Category Archives: History

Arizona History – June 5

Friday, June 5

On this date in 1871, Armijo, one of the principal chiefs of the Navajo Nation died.

On this date in 1928, bids were opened for the construction of the North Rim Road of the Grand Canyon.

On this date in 1928, Northern Arizona State Teachers College at Flagstaff graduated the largest class in its history as President Grady Gammage presented 81 certificates.

On this date in 1996, Winslow’s temperature hit 100 degrees, breaking the record of 96 for the day set back in 1957.

(I was here that day, having arrived just the day before to monsoon rains, and my makeshift roof had blown off. It was hot, and I wondered if I had made a mistake leaving a stable career & family behind in Ohio. I can say now that it was the right move.)

Arizona History – June 1

Monday, June 1

On this date in 1868, the eighth and final treaty between the Navajo Nation and the United States was concluded at Ft. Sumner, New Mexico. This treaty included the establishment of the present Navajo Indian Reservation.

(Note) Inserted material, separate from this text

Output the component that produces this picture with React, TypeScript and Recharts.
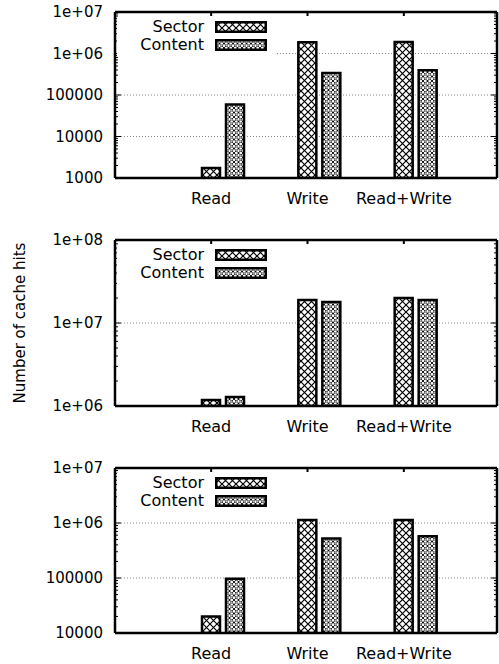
import React from "react";
import { BarChart, Bar, XAxis, YAxis, CartesianGrid } from "recharts";

const categories = ["Read", "Write", "Read+Write"];

// top panel
const sectorA = [1750, 1860000, 1880000];
const contentA = [59000, 340000, 395000];
// middle panel
const sectorB = [1180000, 18900000, 20000000];
const contentB = [1280000, 17900000, 18900000];
// bottom panel
const sectorC = [20000, 1130000, 1130000];
const contentC = [97000, 520000, 575000];

const ticksA = [1000, 10000, 100000, 1000000, 10000000];
const ticksB = [1000000, 10000000, 100000000];
const ticksC = [10000, 100000, 1000000, 10000000];

const FONT = "'DejaVu Sans', sans-serif";
const SHIFT = 12; // category tick sits under the Sector bar, not the group centre

const fmt = (v: number) =>
  v >= 1e6 ? "1e+" + String(Math.round(Math.log10(v))).padStart(2, "0") : String(v);

// log minor ticks 2..9 inside each decade
function withMinors(majors: number[]) {
  const out: number[] = [];
  majors.forEach((m, i) => {
    out.push(m);
    if (i < majors.length - 1) for (let k = 2; k < 10; k++) out.push(m * k);
  });
  return out;
}

function Key() {
  const rows = [
    ["Sector", "url(#hatchSector)"],
    ["Content", "url(#hatchContent)"],
  ];
  return (
    <div
      style={{
        position: "absolute",
        left: 117,
        top: 17,
        width: 160,
        height: 39,
        background: "#fff",
        fontFamily: FONT,
        fontSize: 16,
        color: "#000",
      }}
    >
      {rows.map(([name, fill], i) => {
        const cy = 9.5 + i * 18.5;
        return (
          <React.Fragment key={name}>
            <span
              style={{
                position: "absolute",
                right: 73,
                top: cy - 9,
                lineHeight: "18px",
                whiteSpace: "nowrap",
              }}
            >
              {name}
            </span>
            <svg
              width={52}
              height={12}
              style={{ position: "absolute", left: 98, top: cy - 6 }}
            >
              <rect x={1.25} y={1.25} width={49.5} height={9.5} fill={fill} stroke="#000" strokeWidth={2.5} />
            </svg>
          </React.Fragment>
        );
      })}
    </div>
  );
}

interface PanelProps {
  sector: number[];
  content: number[];
  ticks: number[];
  top: number;
  height: number;
  bottom: number;
  yLabel?: string;
}

function Panel({ sector, content, ticks, top, height, bottom, yLabel }: PanelProps) {
  const data = categories.map((name, i) => ({ name, sector: sector[i], content: content[i] }));
  const allTicks = withMinors(ticks);
  const domain = [ticks[0], ticks[ticks.length - 1]];
  const pad = { left: 48 + SHIFT, right: 45 - SHIFT };
  const frame = { stroke: "#000", strokeWidth: 2.5 };

  return (
    <div style={{ position: "absolute", left: 0, top, width: 499, height }}>
      <BarChart
        width={499}
        height={height}
        data={data}
        margin={{ top: 12, right: 2, left: 0, bottom }}
        barSize={18}
        barGap={6}
        baseValue="dataMin"
      >
        <CartesianGrid
          vertical={false}
          horizontalValues={ticks}
          stroke="#888"
          strokeDasharray="1 2"
        />
        <XAxis
          dataKey="name"
          padding={pad}
          height={30}
          axisLine={frame}
          tickLine={false}
          tickSize={0}
          tickMargin={15}
          interval={0}
          tick={(p: any) => (
            <text x={p.x - SHIFT} y={p.y} dy="0.71em" textAnchor="middle" fontFamily={FONT} fontSize={16} fill="#000">
              {p.payload.value}
            </text>
          )}
        />
        <XAxis
          xAxisId="top"
          orientation="top"
          dataKey="name"
          padding={pad}
          height={1}
          mirror
          axisLine={frame}
          tickLine={false}
          tickSize={0}
          tickMargin={0}
          interval={0}
          tick={(p: any) => (
            <line x1={p.x - SHIFT} x2={p.x - SHIFT} y1={p.y} y2={p.y + 4} stroke="#000" strokeWidth={2} />
          )}
        />
        <YAxis
          type="number"
          scale="log"
          domain={domain}
          allowDataOverflow
          ticks={allTicks}
          interval={0}
          width={115}
          axisLine={frame}
          tickLine={false}
          tickSize={0}
          tickMargin={12}
          tick={(p: any) => {
            const major = ticks.includes(p.payload.value);
            const ax = p.x + 12;
            return (
              <g>
                <line x1={ax} x2={ax + (major ? 6 : 3)} y1={p.y} y2={p.y} stroke="#000" />
                {major && (
                  <text x={p.x} y={p.y} dy="0.36em" textAnchor="end" fontFamily={FONT} fontSize={15} fill="#000">
                    {fmt(p.payload.value)}
                  </text>
                )}
              </g>
            );
          }}
        />
        <YAxis
          yAxisId="right"
          orientation="right"
          type="number"
          scale="log"
          domain={domain}
          allowDataOverflow
          ticks={allTicks}
          interval={0}
          width={1}
          mirror
          axisLine={frame}
          tickLine={false}
          tickSize={0}
          tickMargin={0}
          tick={(p: any) => {
            const major = ticks.includes(p.payload.value);
            return <line x1={p.x} x2={p.x - (major ? 6 : 3)} y1={p.y} y2={p.y} stroke="#000" />;
          }}
        />
        <Bar dataKey="sector" name="Sector" fill="url(#hatchSector)" stroke="#000" strokeWidth={2.5} isAnimationActive={false} />
        <Bar dataKey="content" name="Content" fill="url(#hatchContent)" stroke="#000" strokeWidth={2.5} isAnimationActive={false} />
      </BarChart>
      <Key />
      {yLabel && (
        <div
          style={{
            position: "absolute",
            left: 20,
            top: 95,
            transform: "translate(-50%, -50%) rotate(-90deg)",
            whiteSpace: "nowrap",
            fontFamily: FONT,
            fontSize: 15,
            color: "#000",
          }}
        >
          {yLabel}
        </div>
      )}
    </div>
  );
}

export default function App() {
  return (
    <div
      style={{
        position: "absolute",
        left: 0,
        top: 0,
        width: 499,
        height: 664,
        overflow: "hidden",
        background: "#fff",
      }}
    >
      <svg width={0} height={0} style={{ position: "absolute" }}>
        <defs>
          <pattern id="hatchSector" patternUnits="userSpaceOnUse" width={7} height={7}>
            <rect width={7} height={7} fill="#fff" />
            <path d="M0,0 L7,7 M7,0 L0,7" stroke="#000" strokeWidth={1.2} />
          </pattern>
          <pattern id="hatchContent" patternUnits="userSpaceOnUse" width={4.5} height={4.5}>
            <rect width={4.5} height={4.5} fill="#fff" />
            <path d="M0,0 L4.5,4.5 M4.5,0 L0,4.5" stroke="#000" strokeWidth={0.9} />
            <circle cx={2.25} cy={2.25} r={0.9} fill="#fff" stroke="#000" strokeWidth={0.5} />
          </pattern>
        </defs>
      </svg>
      <Panel sector={sectorA} content={contentA} ticks={ticksA} top={0} height={228} bottom={20} />
      <Panel sector={sectorB} content={contentB} ticks={ticksB} top={228} height={228} bottom={20} yLabel="Number of cache hits" />
      <Panel sector={sectorC} content={contentC} ticks={ticksC} top={456} height={208} bottom={1} />
    </div>
  );
}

On this date in 1906, the mule-drawn street car made its last run to the gates of the University of Arizona beside the electric car which had gone into operation five days before.

On this date in 1910, fire destroyed the stable of the Pioneer Transfer Co. in Phoenix. Four horses were burned to death.

Arizona History – May 27

Wednesday, May 27

On this date in 1896, the first commencement of Phoenix Union High School was held at the Phoenix Opera House. Keynote speaker John E. Merriam talked on “What Electrical Science is Doing for the World.”

On this date in 1910, it was announced that Picacho Mine, which had sat idle in the Cababi Mountains for many years, was to reopen.

Arizona History – May 26

Tuesday, May 26

On this date in 1881, the first telephone office was established in Tucson.

On this date in 1894, the city of Flagstaff was incorporated.

On this date in 1909, the Pima County Court dismissed a 22-year-old murder indictment against Geronimo.

On this date in 1910, the Pima County Board of Supervisors ruled they would not license saloons in mining camps that had no police force.

On this date in 1915, the first furnace was put into operation at the Clarkdale Smelter to smelt the ore from the United Verde mines at Jerome.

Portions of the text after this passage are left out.